##### SOURCE DATA #####
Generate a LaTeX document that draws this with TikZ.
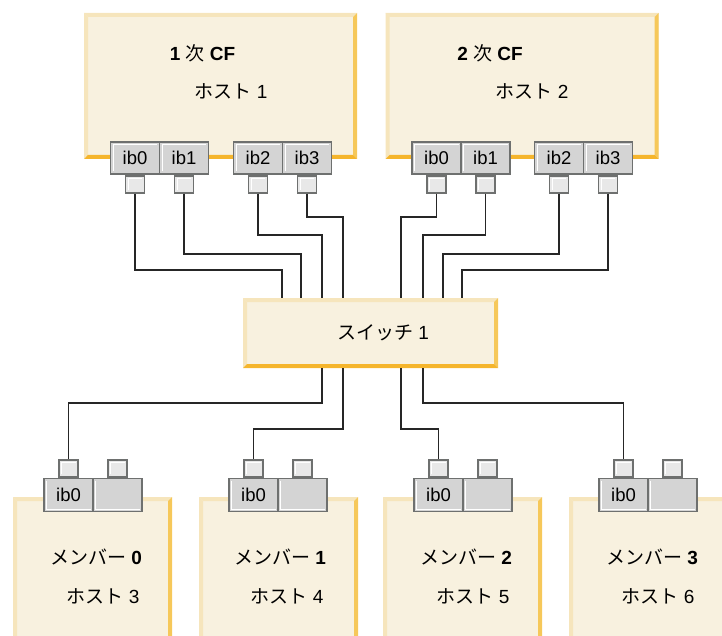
\documentclass[tikz,border=0pt]{standalone}
\usepackage{fontspec}
\setmainfont{Liberation Sans}
\newfontfamily\jp{Noto Sans CJK JP}
\usepackage{tikz}
\usetikzlibrary{positioning}

\definecolor{crema}{HTML}{F8F1DF}
\definecolor{claro}{HTML}{F6E5BC}
\definecolor{naranja}{HTML}{F6C85A}
\definecolor{naranjaosc}{HTML}{F5B52C}
\definecolor{gris}{HTML}{6E706F}
\definecolor{grispuerto}{HTML}{D4D4D4}
\definecolor{grisenchufe}{HTML}{E8E8E8}

\begin{document}
\begin{tikzpicture}[x=1pt, y=-1pt,
  caja/.style={fill=crema, inner sep=0pt, path picture={
    \fill[claro] (path picture bounding box.north west) -- (path picture bounding box.north east)
      -- ([shift={(-4pt,-4pt)}]path picture bounding box.north east) -- ([shift={(4pt,-4pt)}]path picture bounding box.north west) -- cycle;
    \fill[claro] (path picture bounding box.north west) -- (path picture bounding box.south west)
      -- ([shift={(4pt,4pt)}]path picture bounding box.south west) -- ([shift={(4pt,-4pt)}]path picture bounding box.north west) -- cycle;
    \fill[naranja] (path picture bounding box.north east) -- (path picture bounding box.south east)
      -- ([shift={(-4pt,4pt)}]path picture bounding box.south east) -- ([shift={(-4pt,-4pt)}]path picture bounding box.north east) -- cycle;
    \fill[naranjaosc] (path picture bounding box.south west) -- (path picture bounding box.south east)
      -- ([shift={(-4pt,4pt)}]path picture bounding box.south east) -- ([shift={(4pt,4pt)}]path picture bounding box.south west) -- cycle;
  }},
  host/.style={caja, minimum width=273pt, minimum height=146pt},
  miembro/.style={caja, minimum width=159pt, minimum height=173pt},
  switch/.style={caja, minimum width=255pt, minimum height=70pt},
  puerto/.style={draw=gris, fill=grispuerto, line width=1.8pt, minimum width=49pt, minimum height=32pt,
    inner sep=0pt, font=\fontsize{18.5}{18.5}\selectfont},
  puertoarriba/.style={puerto, path picture={\draw[white, line width=1pt]
    ([shift={(2.5pt,2.5pt)}]path picture bounding box.south west) |- ([shift={(-2.5pt,-2.5pt)}]path picture bounding box.north east);}},
  puertoabajo/.style={puerto, minimum height=33pt, path picture={\draw[white, line width=1pt]
    ([shift={(2.5pt,-2.5pt)}]path picture bounding box.north west) |- ([shift={(-2.5pt,2.5pt)}]path picture bounding box.south east);}},
  enchufe/.style={draw=gris, fill=grisenchufe, line width=1.8pt, minimum width=19pt, minimum height=17pt, inner sep=0pt,
    path picture={\draw[white, line width=1pt]
    ([shift={(2.5pt,2.5pt)}]path picture bounding box.south west) |- ([shift={(-2.5pt,-2.5pt)}]path picture bounding box.north east);}},
  texto/.style={font=\fontsize{19}{21}\selectfont, inner sep=0pt},
  cable/.style={line width=1.5pt, black!85}
]
  \useasboundingbox (0,0) rectangle (722,636);
  \clip (0,0) rectangle (722,636);

  % hosts CF
  \node[host] (h1) at (220.5,86) {};
  \node[host] (h2) at (522,86) {};
  \node[texto] (t1) at (202.5,53) {\textbf{1} {\jp 次} \textbf{CF}};
  \node[texto] (n1) at (231,91) {{\jp ホスト} 1};
  \node[texto] (t2) at (490,53) {\textbf{2} {\jp 次} \textbf{CF}};
  \node[texto] (n2) at (532,91) {{\jp ホスト} 2};

  \node[puertoarriba] (p1a) at (135,158) {ib0};
  \node[puertoarriba] (p1b) at (184,158) {ib1};
  \node[puertoarriba] (p1c) at (258,158) {ib2};
  \node[puertoarriba] (p1d) at (307,158) {ib3};
  \node[puertoarriba] (p2a) at (436.5,158) {ib0};
  \node[puertoarriba] (p2b) at (485.5,158) {ib1};
  \node[puertoarriba] (p2c) at (559,158) {ib2};
  \node[puertoarriba] (p2d) at (608,158) {ib3};
  \node[enchufe, below=0pt of p1a] (s1a) {};
  \node[enchufe, below=0pt of p1b] (s1b) {};
  \node[enchufe, below=0pt of p1c] (s1c) {};
  \node[enchufe, below=0pt of p1d] (s1d) {};
  \node[enchufe, below=0pt of p2a] (s2a) {};
  \node[enchufe, below=0pt of p2b] (s2b) {};
  \node[enchufe, below=0pt of p2c] (s2c) {};
  \node[enchufe, below=0pt of p2d] (s2d) {};

  % switch
  \node[switch] (sw) at (370.5,333) {};
  \node[texto] (swt) at (383,333) {{\jp スイッチ} 1};

  % miembros
  \node[miembro] (m0) at (92.5,583.5) {};
  \node[miembro] (m1) at (278.5,583.5) {};
  \node[miembro] (m2) at (462.5,583.5) {};
  \node[miembro] (m3) at (648.5,583.5) {};
  \node[texto] (e0) at (96,557) {{\jp メンバー} \textbf{0}};
  \node[texto] (o0) at (103,596) {{\jp ホスト} 3};
  \node[texto] (e1) at (280,557) {{\jp メンバー} \textbf{1}};
  \node[texto] (o1) at (287,596) {{\jp ホスト} 4};
  \node[texto] (e2) at (466,557) {{\jp メンバー} \textbf{2}};
  \node[texto] (o2) at (473,596) {{\jp ホスト} 5};
  \node[texto] (e3) at (652,557) {{\jp メンバー} \textbf{3}};
  \node[texto] (o3) at (658,596) {{\jp ホスト} 6};

  \node[puertoabajo] (r0a) at (68.5,495) {ib0};
  \node[puertoabajo] (r0b) at (117.5,495) {};
  \node[puertoabajo] (r1a) at (253.5,495) {ib0};
  \node[puertoabajo] (r1b) at (302.5,495) {};
  \node[puertoabajo] (r2a) at (438.5,495) {ib0};
  \node[puertoabajo] (r2b) at (487.5,495) {};
  \node[puertoabajo] (r3a) at (623.5,495) {ib0};
  \node[puertoabajo] (r3b) at (672.5,495) {};
  \node[enchufe, above=0pt of r0a] (q0a) {};
  \node[enchufe, above=0pt of r0b] (q0b) {};
  \node[enchufe, above=0pt of r1a] (q1a) {};
  \node[enchufe, above=0pt of r1b] (q1b) {};
  \node[enchufe, above=0pt of r2a] (q2a) {};
  \node[enchufe, above=0pt of r2b] (q2b) {};
  \node[enchufe, above=0pt of r3a] (q3a) {};
  \node[enchufe, above=0pt of r3b] (q3b) {};

  % cables
  \draw[cable] (s1a.south) |- (282,270) -- (282,0 |- sw.north);
  \draw[cable] (s1b.south) |- (301,254) -- (301,0 |- sw.north);
  \draw[cable] (s1c.south) |- (322,235) -- (322,0 |- sw.north);
  \draw[cable] (s1d.south) |- (343,217) -- (343,0 |- sw.north);
  \draw[cable] (s2a.south) |- (401,217) -- (401,0 |- sw.north);
  \draw[cable] (s2b.south) |- (423,235) -- (423,0 |- sw.north);
  \draw[cable] (s2c.south) |- (443,254) -- (443,0 |- sw.north);
  \draw[cable] (s2d.south) |- (462,270) -- (462,0 |- sw.north);
  \draw[cable] (322,0 |- sw.south) |- (0,403 -| q0a.north) -- (q0a.north);
  \draw[cable] (343,0 |- sw.south) |- (0,429 -| q1a.north) -- (q1a.north);
  \draw[cable] (401,0 |- sw.south) |- (0,429 -| q2a.north) -- (q2a.north);
  \draw[cable] (423,0 |- sw.south) |- (0,403 -| q3a.north) -- (q3a.north);
\end{tikzpicture}
\end{document}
#####
**STATED PROBLEM**
Repeat the material above in full and exactly, omitting the pictures.

**THE RESPONSE**
Generate a LaTeX document that draws this with TikZ.
\documentclass[tikz,border=0pt]{standalone}
\usepackage{fontspec}
\setmainfont{Liberation Sans}
\newfontfamily\jp{Noto Sans CJK JP}
\usepackage{tikz}
\usetikzlibrary{positioning}

\definecolor{crema}{HTML}{F8F1DF}
\definecolor{claro}{HTML}{F6E5BC}
\definecolor{naranja}{HTML}{F6C85A}
\definecolor{naranjaosc}{HTML}{F5B52C}
\definecolor{gris}{HTML}{6E706F}
\definecolor{grispuerto}{HTML}{D4D4D4}
\definecolor{grisenchufe}{HTML}{E8E8E8}

\begin{document}
\begin{tikzpicture}[x=1pt, y=-1pt,
  caja/.style={fill=crema, inner sep=0pt, path picture={
    \fill[claro] (path picture bounding box.north west) -- (path picture bounding box.north east)
      -- ([shift={(-4pt,-4pt)}]path picture bounding box.north east) -- ([shift={(4pt,-4pt)}]path picture bounding box.north west) -- cycle;
    \fill[claro] (path picture bounding box.north west) -- (path picture bounding box.south west)
      -- ([shift={(4pt,4pt)}]path picture bounding box.south west) -- ([shift={(4pt,-4pt)}]path picture bounding box.north west) -- cycle;
    \fill[naranja] (path picture bounding box.north east) -- (path picture bounding box.south east)
      -- ([shift={(-4pt,4pt)}]path picture bounding box.south east) -- ([shift={(-4pt,-4pt)}]path picture bounding box.north east) -- cycle;
    \fill[naranjaosc] (path picture bounding box.south west) -- (path picture bounding box.south east)
      -- ([shift={(-4pt,4pt)}]path picture bounding box.south east) -- ([shift={(4pt,4pt)}]path picture bounding box.south west) -- cycle;
  }},
  host/.style={caja, minimum width=273pt, minimum height=146pt},
  miembro/.style={caja, minimum width=159pt, minimum height=173pt},
  switch/.style={caja, minimum width=255pt, minimum height=70pt},
  puerto/.style={draw=gris, fill=grispuerto, line width=1.8pt, minimum width=49pt, minimum height=32pt,
    inner sep=0pt, font=\fontsize{18.5}{18.5}\selectfont},
  puertoarriba/.style={puerto, path picture={\draw[white, line width=1pt]
    ([shift={(2.5pt,2.5pt)}]path picture bounding box.south west) |- ([shift={(-2.5pt,-2.5pt)}]path picture bounding box.north east);}},
  puertoabajo/.style={puerto, minimum height=33pt, path picture={\draw[white, line width=1pt]
    ([shift={(2.5pt,-2.5pt)}]path picture bounding box.north west) |- ([shift={(-2.5pt,2.5pt)}]path picture bounding box.south east);}},
  enchufe/.style={draw=gris, fill=grisenchufe, line width=1.8pt, minimum width=19pt, minimum height=17pt, inner sep=0pt,
    path picture={\draw[white, line width=1pt]
    ([shift={(2.5pt,2.5pt)}]path picture bounding box.south west) |- ([shift={(-2.5pt,-2.5pt)}]path picture bounding box.north east);}},
  texto/.style={font=\fontsize{19}{21}\selectfont, inner sep=0pt},
  cable/.style={line width=1.5pt, black!85}
]
  \useasboundingbox (0,0) rectangle (722,636);
  \clip (0,0) rectangle (722,636);

  % hosts CF
  \node[host] (h1) at (220.5,86) {};
  \node[host] (h2) at (522,86) {};
  \node[texto] (t1) at (202.5,53) {\textbf{1} {\jp 次} \textbf{CF}};
  \node[texto] (n1) at (231,91) {{\jp ホスト} 1};
  \node[texto] (t2) at (490,53) {\textbf{2} {\jp 次} \textbf{CF}};
  \node[texto] (n2) at (532,91) {{\jp ホスト} 2};

  \node[puertoarriba] (p1a) at (135,158) {ib0};
  \node[puertoarriba] (p1b) at (184,158) {ib1};
  \node[puertoarriba] (p1c) at (258,158) {ib2};
  \node[puertoarriba] (p1d) at (307,158) {ib3};
  \node[puertoarriba] (p2a) at (436.5,158) {ib0};
  \node[puertoarriba] (p2b) at (485.5,158) {ib1};
  \node[puertoarriba] (p2c) at (559,158) {ib2};
  \node[puertoarriba] (p2d) at (608,158) {ib3};
  \node[enchufe, below=0pt of p1a] (s1a) {};
  \node[enchufe, below=0pt of p1b] (s1b) {};
  \node[enchufe, below=0pt of p1c] (s1c) {};
  \node[enchufe, below=0pt of p1d] (s1d) {};
  \node[enchufe, below=0pt of p2a] (s2a) {};
  \node[enchufe, below=0pt of p2b] (s2b) {};
  \node[enchufe, below=0pt of p2c] (s2c) {};
  \node[enchufe, below=0pt of p2d] (s2d) {};

  % switch
  \node[switch] (sw) at (370.5,333) {};
  \node[texto] (swt) at (383,333) {{\jp スイッチ} 1};

  % miembros
  \node[miembro] (m0) at (92.5,583.5) {};
  \node[miembro] (m1) at (278.5,583.5) {};
  \node[miembro] (m2) at (462.5,583.5) {};
  \node[miembro] (m3) at (648.5,583.5) {};
  \node[texto] (e0) at (96,557) {{\jp メンバー} \textbf{0}};
  \node[texto] (o0) at (103,596) {{\jp ホスト} 3};
  \node[texto] (e1) at (280,557) {{\jp メンバー} \textbf{1}};
  \node[texto] (o1) at (287,596) {{\jp ホスト} 4};
  \node[texto] (e2) at (466,557) {{\jp メンバー} \textbf{2}};
  \node[texto] (o2) at (473,596) {{\jp ホスト} 5};
  \node[texto] (e3) at (652,557) {{\jp メンバー} \textbf{3}};
  \node[texto] (o3) at (658,596) {{\jp ホスト} 6};

  \node[puertoabajo] (r0a) at (68.5,495) {ib0};
  \node[puertoabajo] (r0b) at (117.5,495) {};
  \node[puertoabajo] (r1a) at (253.5,495) {ib0};
  \node[puertoabajo] (r1b) at (302.5,495) {};
  \node[puertoabajo] (r2a) at (438.5,495) {ib0};
  \node[puertoabajo] (r2b) at (487.5,495) {};
  \node[puertoabajo] (r3a) at (623.5,495) {ib0};
  \node[puertoabajo] (r3b) at (672.5,495) {};
  \node[enchufe, above=0pt of r0a] (q0a) {};
  \node[enchufe, above=0pt of r0b] (q0b) {};
  \node[enchufe, above=0pt of r1a] (q1a) {};
  \node[enchufe, above=0pt of r1b] (q1b) {};
  \node[enchufe, above=0pt of r2a] (q2a) {};
  \node[enchufe, above=0pt of r2b] (q2b) {};
  \node[enchufe, above=0pt of r3a] (q3a) {};
  \node[enchufe, above=0pt of r3b] (q3b) {};

  % cables
  \draw[cable] (s1a.south) |- (282,270) -- (282,0 |- sw.north);
  \draw[cable] (s1b.south) |- (301,254) -- (301,0 |- sw.north);
  \draw[cable] (s1c.south) |- (322,235) -- (322,0 |- sw.north);
  \draw[cable] (s1d.south) |- (343,217) -- (343,0 |- sw.north);
  \draw[cable] (s2a.south) |- (401,217) -- (401,0 |- sw.north);
  \draw[cable] (s2b.south) |- (423,235) -- (423,0 |- sw.north);
  \draw[cable] (s2c.south) |- (443,254) -- (443,0 |- sw.north);
  \draw[cable] (s2d.south) |- (462,270) -- (462,0 |- sw.north);
  \draw[cable] (322,0 |- sw.south) |- (0,403 -| q0a.north) -- (q0a.north);
  \draw[cable] (343,0 |- sw.south) |- (0,429 -| q1a.north) -- (q1a.north);
  \draw[cable] (401,0 |- sw.south) |- (0,429 -| q2a.north) -- (q2a.north);
  \draw[cable] (423,0 |- sw.south) |- (0,403 -| q3a.north) -- (q3a.north);
\end{tikzpicture}
\end{document}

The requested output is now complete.